Rede von Richard Stücklen
  • Parteizugehörigkeit zum Zeitpunkt der Rede: (CSU)
  • Letzte offizielle eingetragene Parteizugehörigkeit: (CSU)
Das Wort hat Herr Abgeordneter Roth (Gießen).

  • insert_commentNächste Rede als Kontext
    Rede von Adolf Roth


    • Parteizugehörigkeit zum Zeitpunkt der Rede: (CDU/CSU)
    • Letzte offizielle eingetragene Parteizugehörigkeit: (CDU)

    Herr Präsident! Meine sehr verehrten Damen und Herren! Gegen die
    Macht der positiven Tatsachen und der guten Entwicklung ist nur schwer anzudiskutieren, Herr Kollege Wieczorek. Das hat Ihr Beitrag soeben wieder nachhaltig bewiesen.

    (Beifall bei der CDU/CSU)

    Sie sind ein durchaus geschätzter Haushaltskollege, aber Ihr Zahlengefühl hat Sie bei dieser Diskussion offensichtlich über weite Strecken verlassen. Sie haben das Gesamtbild der Debatte nicht zugunsten der Opposition verändert, sondern Sie haben es zum Nachteil der Opposition verhärtet. Das wird auch das Pressebild morgen wieder ergeben. Denn sowohl Ihre Rede als auch die Rede von Herrn Apel und die von Herrn Posser haben einen Rahmen der SPD-Politik vermittelt, vor dessen Hintergrund sich die bedeutende Rede des Bundesfinanzministers mit Ihrer weitreichenden Perspektive und großen Brillanz positiv abhebt.

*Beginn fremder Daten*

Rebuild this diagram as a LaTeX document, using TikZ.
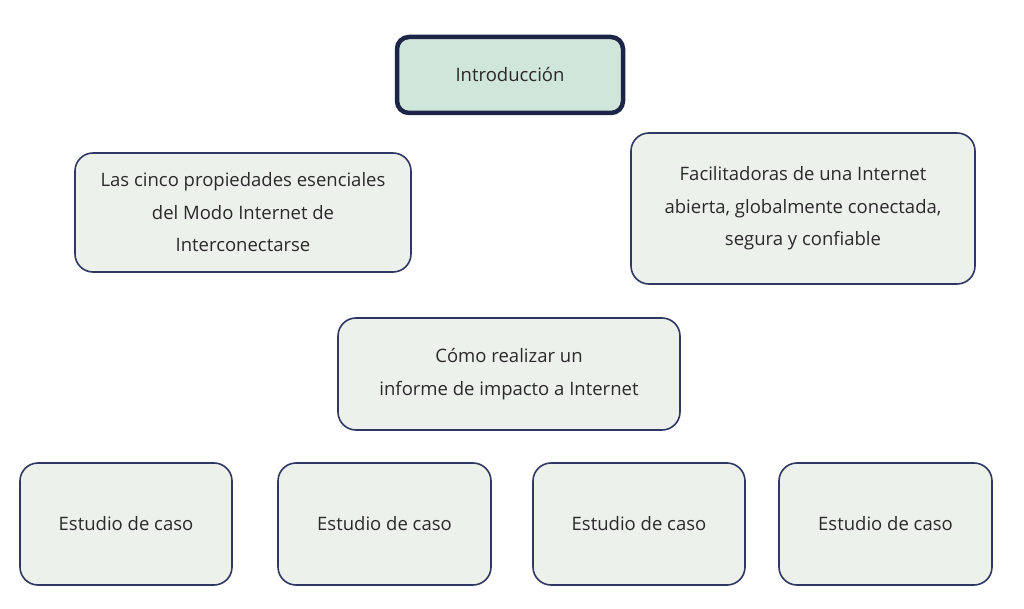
\documentclass[tikz,border=0pt]{standalone}
\usepackage{fontspec}
\setmainfont{Open Sans}
\begin{document}
\begin{tikzpicture}[x=1pt,y=-1pt,
  box/.style={draw=navy, line width=1.6pt, fill=boxfill, rounded corners=18pt, align=center, text=txt, font=\fontsize{18.5}{32.5}\selectfont, inner sep=0pt},
  introbox/.style={box, draw=navydark, line width=4.5pt, fill=introfill, rounded corners=12pt}
]
\definecolor{navy}{HTML}{2E3862}
\definecolor{navydark}{HTML}{1C2447}
\definecolor{boxfill}{HTML}{EDF1EC}
\definecolor{introfill}{HTML}{D0E6DA}
\definecolor{txt}{HTML}{2A2A2A}
\useasboundingbox (0,0) rectangle (1024,609);
\node[introbox, minimum width=226pt, minimum height=76pt] (intro) at (510,75) {Introducción};
\node[box, minimum width=336pt, minimum height=119pt] (props) at (243,212.5) {Las cinco propiedades esenciales\\del Modo Internet de\\Interconectarse};
\node[box, minimum width=344pt, minimum height=151pt] (facil) at (803,208.5) {Facilitadoras de una Internet\\abierta, globalmente conectada,\\segura y confiable};
\node[box, minimum width=342pt, minimum height=112pt] (como) at (509,374) {Cómo realizar un\\informe de impacto a Internet};
\foreach \i/\a/\b in {1/20/232,2/278/491,3/533/745,4/779/992}{
  \node[box, minimum width={\b-\a}, minimum height=122pt] (caso\i) at ({(\a+\b)/2},524) {Estudio de caso};
}
\end{tikzpicture}
\end{document}
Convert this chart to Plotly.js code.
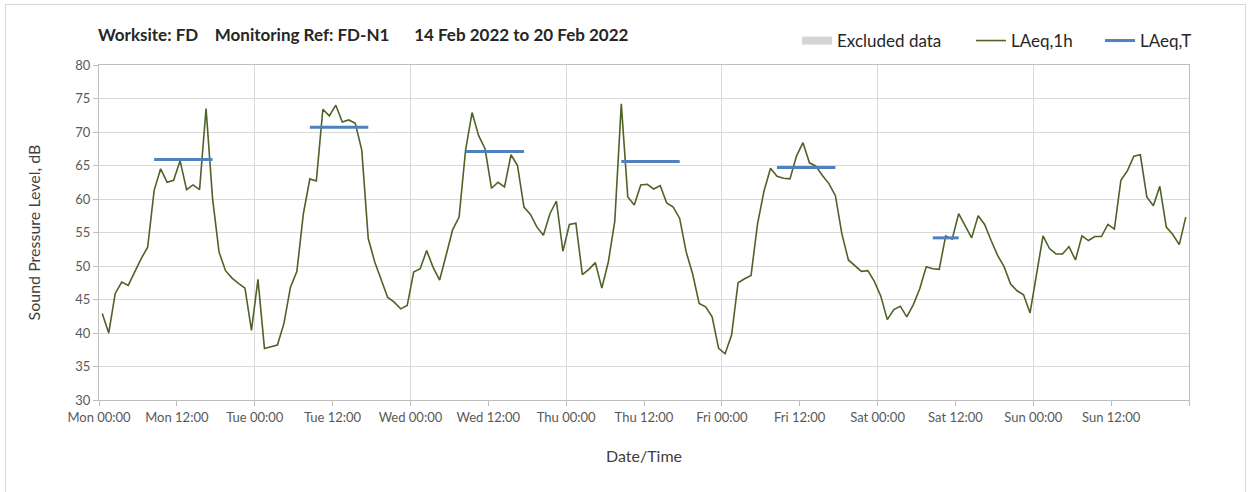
<!DOCTYPE html>
<html>
<head>
<meta charset="utf-8">
<script src="https://cdn.plot.ly/plotly-3.0.1.min.js"></script>
<style>
  html, body { margin: 0; padding: 0; background: #fff; }
  #wrap { position: relative; width: 1250px; height: 492px; }
  #chart { width: 1250px; height: 492px; }
  #frame { position: absolute; left: 5px; top: 4px; width: 1239px; height: 500px;
           border: 1px solid #d9d9d9; pointer-events: none; }
</style>
</head>
<body>
<div id="wrap"><div id="chart"></div><div id="frame"></div></div>
<script>
// Hourly LAeq,1h values from Mon 00:00, plotted at mid-hour
const laeq1h = [
  42.9, 40.0, 45.9, 47.6, 47.1, 49.1, 51.1, 52.8, 61.3, 64.5, 62.5, 62.8,
  65.7, 61.4, 62.1, 61.4, 73.5, 60.1, 52.1, 49.3, 48.2, 47.4, 46.7, 40.4,
  48.0, 37.7, 37.9, 38.2, 41.4, 46.8, 49.2, 57.8, 63.0, 62.7, 73.4, 72.4,
  74.0, 71.5, 71.8, 71.3, 67.3, 54.1, 50.6, 48.0, 45.3, 44.6, 43.6, 44.1,
  49.1, 49.6, 52.3, 49.8, 47.9, 51.6, 55.4, 57.3, 67.3, 72.9, 69.5, 67.5,
  61.6, 62.5, 61.8, 66.6, 65.0, 58.8, 57.7, 55.8, 54.6, 57.8, 59.7, 52.2,
  56.2, 56.4, 48.7, 49.5, 50.5, 46.7, 50.6, 56.7, 74.2, 60.3, 59.1, 62.1,
  62.2, 61.5, 62.0, 59.4, 58.8, 57.1, 52.1, 48.8, 44.4, 43.9, 42.4, 37.7,
  36.9, 39.7, 47.5, 48.1, 48.6, 56.3, 61.2, 64.6, 63.4, 63.1, 63.0, 66.4,
  68.4, 65.4, 64.9, 63.5, 62.3, 60.5, 54.8, 50.9, 50.1, 49.2, 49.3, 47.7,
  45.5, 42.0, 43.5, 44.0, 42.4, 44.2, 46.6, 49.9, 49.6, 49.5, 54.5, 54.0,
  57.8, 56.1, 54.2, 57.5, 56.2, 53.8, 51.6, 49.9, 47.3, 46.3, 45.7, 43.0,
  48.7, 54.5, 52.6, 51.8, 51.8, 52.9, 50.9, 54.5, 53.8, 54.4, 54.4, 56.2,
  55.5, 62.8, 64.2, 66.4, 66.6, 60.3, 59.0, 61.9, 55.8, 54.7, 53.2, 57.3
];
const hours = laeq1h.map((_, i) => i + 0.5);

// LAeq,T period levels: first hour index, last hour index, level
const periodStart = [8, 32, 56, 80, 104, 128];
const periodEnd   = [17, 41, 65, 89, 113, 132];
const periodLevel = [65.9, 70.7, 67.1, 65.6, 64.7, 54.2];

// No excluded data in this week
const excludedX = [null];
const excludedY = [null];

const tickHours = [0, 12, 24, 36, 48, 60, 72, 84, 96, 108, 120, 132, 144, 156, 168];
const tickLabels = ['Mon 00:00','Mon 12:00','Tue 00:00','Tue 12:00','Wed 00:00','Wed 12:00',
  'Thu 00:00','Thu 12:00','Fri 00:00','Fri 12:00','Sat 00:00','Sat 12:00','Sun 00:00','Sun 12:00',''];
const dayGridHours = [0, 24, 48, 72, 96, 120, 144, 168];

const laeqT = laeq1h.map(() => null);
periodStart.forEach((s, k) => {
  for (let i = s; i <= periodEnd[k]; i++) laeqT[i] = periodLevel[k];
});

const FONT = 'Lato, "Open Sans", sans-serif';

const traces = [
  { x: excludedX, y: excludedY, name: 'Excluded data', type: 'scatter', mode: 'lines',
    line: { width: 8, color: '#d4d4d4' }, legend: 'legend', hoverinfo: 'skip', showlegend: true },
  { x: hours, y: laeq1h, name: 'LAeq,1h', type: 'scatter', mode: 'lines',
    line: { color: '#4f6228', width: 1.6 }, legend: 'legend2' },
  { x: hours, y: laeqT, name: 'LAeq,T', type: 'scatter', mode: 'lines', xaxis: 'x2',
    line: { color: '#4f81bd', width: 3 }, connectgaps: false, legend: 'legend3' }
];

const legendBase = { orientation: 'h', xref: 'container', yref: 'container',
  yanchor: 'middle', bgcolor: 'rgba(0,0,0,0)', font: { family: FONT, size: 17, color: '#262626' } };

const layout = {
  width: 1250, height: 492,
  margin: { l: 99, r: 61, t: 65, b: 92 },
  paper_bgcolor: '#ffffff', plot_bgcolor: '#ffffff',
  font: { family: FONT, color: '#404040' },
  title: {
    text: '<b>Worksite: FD\u00a0\u00a0\u00a0\u00a0Monitoring Ref: FD-N1\u00a0\u00a0\u00a0\u00a0\u00a0\u00a014 Feb 2022 to 20 Feb 2022</b>',
    font: { family: FONT, size: 17, color: '#262626' },
    xref: 'container', yref: 'container', x: 98 / 1250, xanchor: 'left',
    y: 1 - 35 / 492, yanchor: 'middle'
  },
  showlegend: true,
  legend: Object.assign({}, legendBase, { x: 797 / 1250, y: 1 - 41 / 492 }),
  legend2: Object.assign({}, legendBase, { x: 971 / 1250, y: 1 - 41 / 492 }),
  legend3: Object.assign({}, legendBase, { x: 1100 / 1250, y: 1 - 41 / 492 }),
  xaxis: {
    range: [0, 168], tickmode: 'array', tickvals: tickHours, ticktext: tickLabels,
    showgrid: false, zeroline: false, showline: true, linecolor: '#bfbfbf', linewidth: 1,
    mirror: true, ticks: 'outside', ticklen: 5, tickcolor: '#bfbfbf',
    tickfont: { family: FONT, size: 13, color: '#595959' },
    title: { text: 'Date/Time', font: { family: FONT, size: 16, color: '#404040' }, standoff: 27 }
  },
  xaxis2: {
    overlaying: 'x', matches: 'x', range: [0, 168], tickmode: 'array', tickvals: dayGridHours,
    showticklabels: false, ticks: '', showgrid: true, gridcolor: '#d9d9d9', gridwidth: 1,
    zeroline: false, showline: false
  },
  yaxis: {
    range: [30, 80], dtick: 5, tick0: 30, showgrid: true, gridcolor: '#d9d9d9', gridwidth: 1,
    zeroline: false, showline: true, linecolor: '#bfbfbf', linewidth: 1, mirror: true,
    ticks: 'outside', ticklen: 5, tickcolor: '#bfbfbf',
    tickfont: { family: FONT, size: 13, color: '#595959' },
    title: { text: 'Sound Pressure Level, dB', font: { family: FONT, size: 16, color: '#404040' }, standoff: 30 }
  }
};

Plotly.newPlot('chart', traces, layout, { displayModeBar: false, staticPlot: true });
</script>
</body>
</html>
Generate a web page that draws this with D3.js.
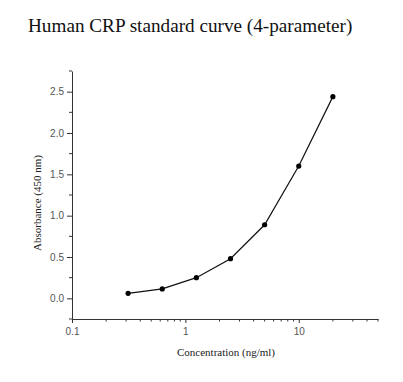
<!DOCTYPE html>
<html>
<head>
<meta charset="utf-8">
<script src="https://cdn.jsdelivr.net/npm/d3@7"></script>
<style>
  body { margin: 0; background: #fff; }
  svg { display: block; }
  .tick text { font-family: "Liberation Sans", Arial, sans-serif; font-size: 10px; fill: #555; }
  .axis path, .axis line { stroke: #333; }
  .title { font-family: "Liberation Serif", "Times New Roman", serif; font-size: 19.2px; fill: #111; }
  .label { font-family: "Liberation Serif", "Times New Roman", serif; font-size: 11px; fill: #222; }
</style>
</head>
<body>
<div id="chart"></div>
<script>
// standard concentrations and measured absorbance
const concentration = [0.3125, 0.625, 1.25, 2.5, 5, 10, 20];
const absorbance = [0.06, 0.114, 0.25, 0.48, 0.89, 1.6, 2.44];

const xMajor = [0.1, 1, 10];
const xMinor = [0.2, 0.3, 0.4, 0.5, 0.6, 0.7, 0.8, 0.9, 2, 3, 4, 5, 6, 7, 8, 9, 20, 30, 40, 50];
const yMajor = [0, 0.5, 1.0, 1.5, 2.0, 2.5];
const yMinor = [-0.25, 0.25, 0.75, 1.25, 1.75, 2.25, 2.75];

const width = 403;
const height = 382;
const margin = { left: 72, right: 25, top: 71, bottom: 63 };

const svg = d3.select('#chart')
    .append('svg')
    .attr('width', width)
    .attr('height', height);

const x = d3.scaleLog()
    .domain([0.1, 50])
    .range([margin.left, width - margin.right]);

const y = d3.scaleLinear()
    .domain([-0.25, 2.75])
    .range([height - margin.bottom, margin.top]);

// title
svg.append('text')
    .attr('class', 'title')
    .attr('x', 28)
    .attr('y', 32)
    .text('Human CRP standard curve (4-parameter)');

// x axis
const xAxis = svg.append('g')
    .attr('class', 'axis')
    .attr('transform', `translate(0,${height - margin.bottom})`);

xAxis.call(d3.axisBottom(x)
    .tickValues(xMajor)
    .tickFormat(d3.format('~g'))
    .tickSize(4)
    .tickSizeOuter(0)
    .tickPadding(5));

xAxis.selectAll('.minor')
    .data(xMinor)
    .enter().append('line')
    .attr('class', 'minor')
    .attr('x1', d => x(d))
    .attr('x2', d => x(d))
    .attr('y1', 0)
    .attr('y2', 2.5);

// y axis
const yAxis = svg.append('g')
    .attr('class', 'axis')
    .attr('transform', `translate(${margin.left},0)`);

yAxis.call(d3.axisLeft(y)
    .tickValues(yMajor)
    .tickFormat(d3.format('.1f'))
    .tickSize(5)
    .tickSizeOuter(0)
    .tickPadding(3));

yAxis.selectAll('.minor')
    .data(yMinor)
    .enter().append('line')
    .attr('class', 'minor')
    .attr('x1', 0)
    .attr('x2', -3)
    .attr('y1', d => y(d))
    .attr('y2', d => y(d));

// axis titles
svg.append('text')
    .attr('class', 'label')
    .attr('x', (x.range()[0] + x.range()[1]) / 2 + 1)
    .attr('y', 356)
    .attr('text-anchor', 'middle')
    .text('Concentration (ng/ml)');

svg.append('text')
    .attr('class', 'label')
    .attr('transform', `translate(41,${(y.range()[0] + y.range()[1]) / 2 + 8}) rotate(-90)`)
    .attr('text-anchor', 'middle')
    .text('Absorbance (450 nm)');

// data
const points = concentration.map((c, i) => ({ c, a: absorbance[i] }));

const line = d3.line()
    .x(d => x(d.c))
    .y(d => y(d.a));

svg.append('path')
    .datum(points)
    .attr('d', line)
    .attr('fill', 'none')
    .attr('stroke', '#111')
    .attr('stroke-width', 1.2);

svg.selectAll('.dot')
    .data(points)
    .enter().append('circle')
    .attr('class', 'dot')
    .attr('cx', d => x(d.c))
    .attr('cy', d => y(d.a))
    .attr('r', 2.6)
    .attr('fill', '#000');
</script>
</body>
</html>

    (Beifall bei der CDU/CSU — Zurufe von der SPD)

    Wir danken dem Bundesfinanzminister für diese seine Leistung. Er hat eine stabile Mehrheit in diesem Haus, und er hat eine noch größere Mehrheit im deutschen Volk, wo er allergrößtes Ansehen genießt, ob Ihnen das gefällt oder nicht.

    (Beifall bei der CDU/CSU und der FDP — Vosen [SPD]: Wollen Sie Staatssekretär werden?)

    Nicht der Kurs dieser Bundesregierung muß korrigiert werden, Herr Kollege Wieczorek, korrekturbedürftig und trostlos ist das Programmdefizit, das die Sozialdemokratie in dieser Debatte geboten hat und das sich seit gestern vormittag wie ein roter Faden durch die Diskussion zieht. Ihre Irrtümer, Ihre Fehleinschätzungen haben Sie für eine fachlich-seriöse Diskussion untauglich gemacht. Sie isolieren sich mehr und mehr, und ich rate Ihnen, diese Position zu überdenken; denn unter Ihrer politischen Verantwortung haben die arbeitenden Menschen in der Bundesrepublik

    (Vosen [SPD]: Arbeit gehabt!)

    durch das Zusammenwirken von Rezession, Inflation und Steuerprogression massive Einkommens- und Wohlstandsverluste hinnehmen müssen. Jetzt stehen wir wieder inmitten einer dauerhaften wirtschaftlichen Aufschwungentwicklung mit zunehmender Wachstumsdynamik und zunehmender Beschäftigungsdynamik, dies alles gleichzeitig bei abnehmender Inflationsrate.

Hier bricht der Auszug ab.